# BuyShared finally launches website. You can now buy shared hosting from BuyVM!



## drmike (Apr 7, 2015)

I posted elsewhere on a necro'd thread.

BuyVM has finally launched a website for their BuyShared brand.   They offer shared cPanel hosting and cPanel reseller hosting via BuyShared.

Prior to tonight, only way to find and purchase from BuyShared was via random forum posts directly to cart.

New site is over here: http://buyshared.net/


----------



## bizzard (Apr 7, 2015)

Liking the about page and photos


----------



## mojeda (Apr 7, 2015)

Surely this means the new BuyVM website will go live soon as well right?

RIIIIIIIIGHHHTTT????


----------



## danni (Apr 7, 2015)

bizzard said:


> Liking the about page and photos


Man....


----------



## host4go (Apr 7, 2015)

I gigled at the "Your data is safe with us" , go read the decription, it´s more like "we'll try to discard the DMCA´s" , so basically it should be "your scrapped data is save with us" hehehe

Which is turn can mean blacklisted ips.


----------



## MannDude (Apr 7, 2015)

Good looking site, though it's weird to not see green and black. Also digging the professional about us page and company photos.


----------



## Mohammed H (Apr 7, 2015)

Nice about us page


----------



## host4go (Apr 7, 2015)

Just saw the About us page, hehe, that one deserves some kudos 

You should be sharing the rum! just saying...


----------



## drmike (Apr 7, 2015)

host4go said:


> I gigled at the "Your data is safe with us" , go read the decription, it´s more like "we'll try to discard the DMCA´s" , so basically it should be "your scrapped data is save with us" hehehe
> 
> Which is turn can mean blacklisted ips.


I read that too, ideally @Francisco or Ald can chime in and elaborate.  

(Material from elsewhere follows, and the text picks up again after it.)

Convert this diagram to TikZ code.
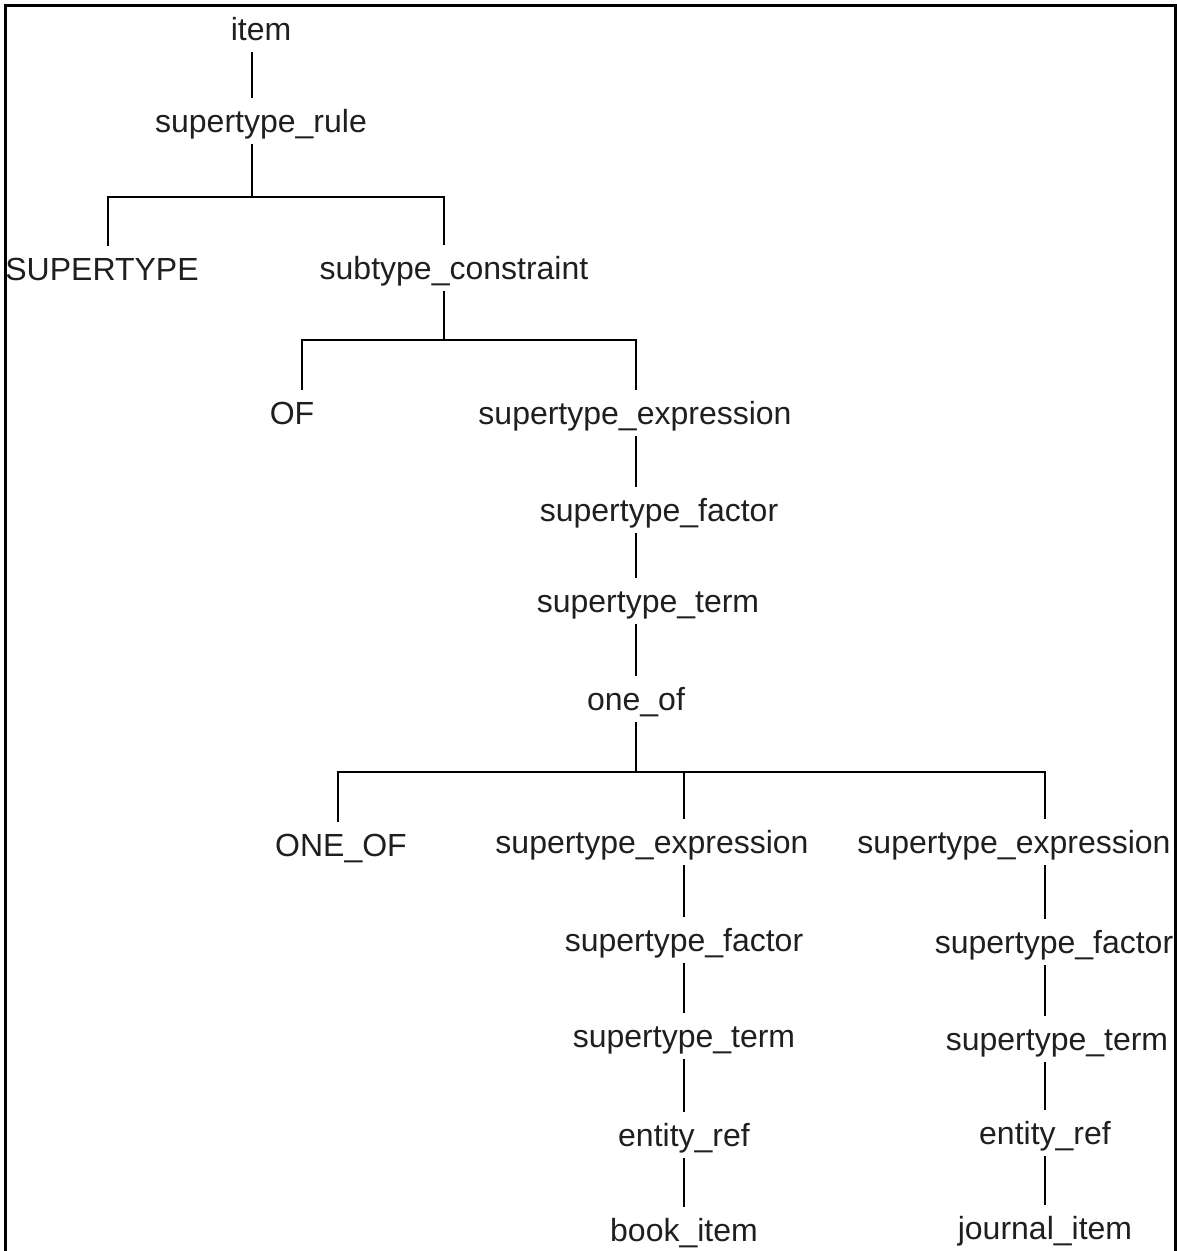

A lot of people have used BuyVM for a long time for all sorts of use that would receive DMCA's.  Their take on DMCA's in general isn't a real friendly we are scared and always bowing one as I recall from other accounts of 'bad' customers at play (and that was in the US-only days where DMCA actually has some testicles).


----------



## Hxxx (Apr 7, 2015)

As always there are people trying to make drama out of nothing. Please go and buy netflix and pop corn and entertain yourself...


----------



## raindog308 (Apr 7, 2015)

Not that damn rocket again...

...j/k, but I think there must be some new Internet standard that requires flat rocket icons on all hosting industry web sites.


----------



## drmike (Apr 8, 2015)

raindog308 said:


> Not that damn rocket again...
> 
> ...j/k, but I think there must be some new Internet standard that requires flat rocket icons on all hosting industry web sites.


True to that, there are a couple of other templates that are popular lately and focused around a rocket


----------



## host4go (Apr 8, 2015)

Hxxx said:


> As always there are people trying to make drama out of nothing. Please go and buy netflix and pop corn and entertain yourself...


To me, it seems you're the one making the drama.

There is no drama, there is intent or a copy in need to be updated.

By the way, I am more of a beer for all occations kind of guy, pop corn is not ma thing.


----------



## souen (Apr 8, 2015)

No pony pictures? What a surprise ... guess the other ones made up for it. 

Congrats on the new website, looks great and goes well with its VPS counterpart.


----------